Africa has chance to put terms to US
Published date:
Sunday, 10 August 2014

America's market is saturated, Europe can’t get moving and China needs resources. It is no surprise, then, that Africa has held a clutch of economic summits with China, Europe and most recently the US. 

The crucial determinant of outcomes for Africa will depend on bargaining power.

Sim Tshabalala, the joint CEO of Standard Bank, who attended the US Africa Leaders Summit this week, said South Africa Inc had declared itself open for business and trade, and had the nous to lock down beneficial trade terms with the world’s largest economy.

He is under no illusions about the impetus behind such summits. “The US is second to France in terms of foreign direct investment on the continent, and it trails China and the EU on trade. There are competitive forces driving the desire of the US to get involved in Africa.

“Africa has resources, the human capital, it’s growing fast, and it’s in a position to bargain. I don’t think the continent’s ever been in a better position to put terms to its partners.”

The Washington summit’s aim was to help US companies gain traction on the continent, which holds rich mineral deposits, fast-growing economies and a burgeoning middle class.

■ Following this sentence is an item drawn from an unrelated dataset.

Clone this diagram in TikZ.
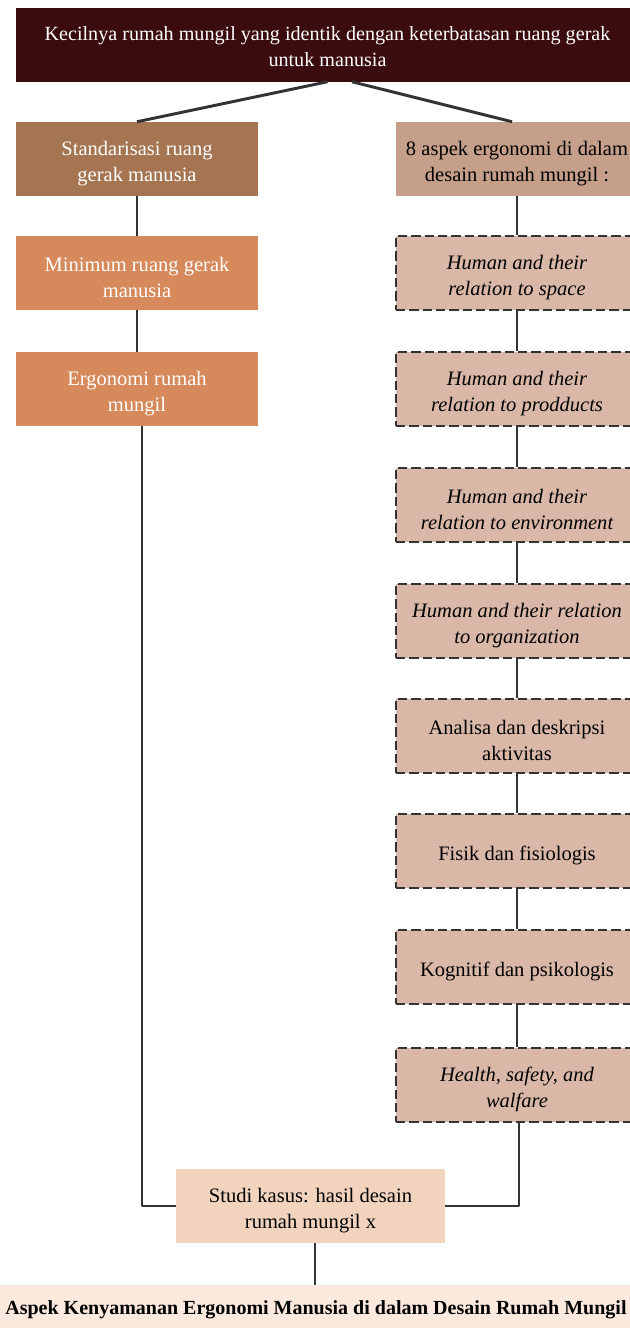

China has stolen the march on the US, with its trade with Africa passing $200-billion (R2.1 trillion) last year, more than double that of the US.

Evidence of US corporate appetite for the opportunities in Africa included the announcement at the summit of deals worth $14-billion by companies such as General Electric and Coca-Cola.

So do African economies have the wherewithal to tilt the playing field in their favour?

Tshabalala said: “The test will be what our leaders and corporates do with the opportunities that arise. But I can tell you that corporates, the departments of trade and industry, international affairs and finance are all applying their minds.”

A prepared negotiation strategy, he said, was evident in President Jacob Zuma’s many addresses to discussion forums.

“It was a strong signal that SA Inc is inextricably intertwined - business and government sat together talking to the US Chamber of Commerce.” The essence of Zuma’s message was that “we are open for business and open for partnerships”.  He also emphasised the issue of the extension of the African Growth and Opportunity Act (Agoa).

Tshabalala said the importance of the extension of Agoa, and South Africa’s inclusion in it, could not be overestimated.

Zuma said he was “optimistic that Agoa would be renewed and with South Africa included as a beneficiary”.  The act, due to expire next year, provides preferential access for some African products.

“We successfully conveyed the message that South Africa’s graduation from Agoa would damage the African Union’s regional integration initiatives, as well as industries in neighbouring countries,” Zuma said.

“That was one of the big messages we put across,” Tshabalala said. “We’ve asked to extend Agoa in such a way that it buttresses the Southern African Customs Union.

“It’s up to us as Africans to negotiate bargains where there’s more competition,” he said.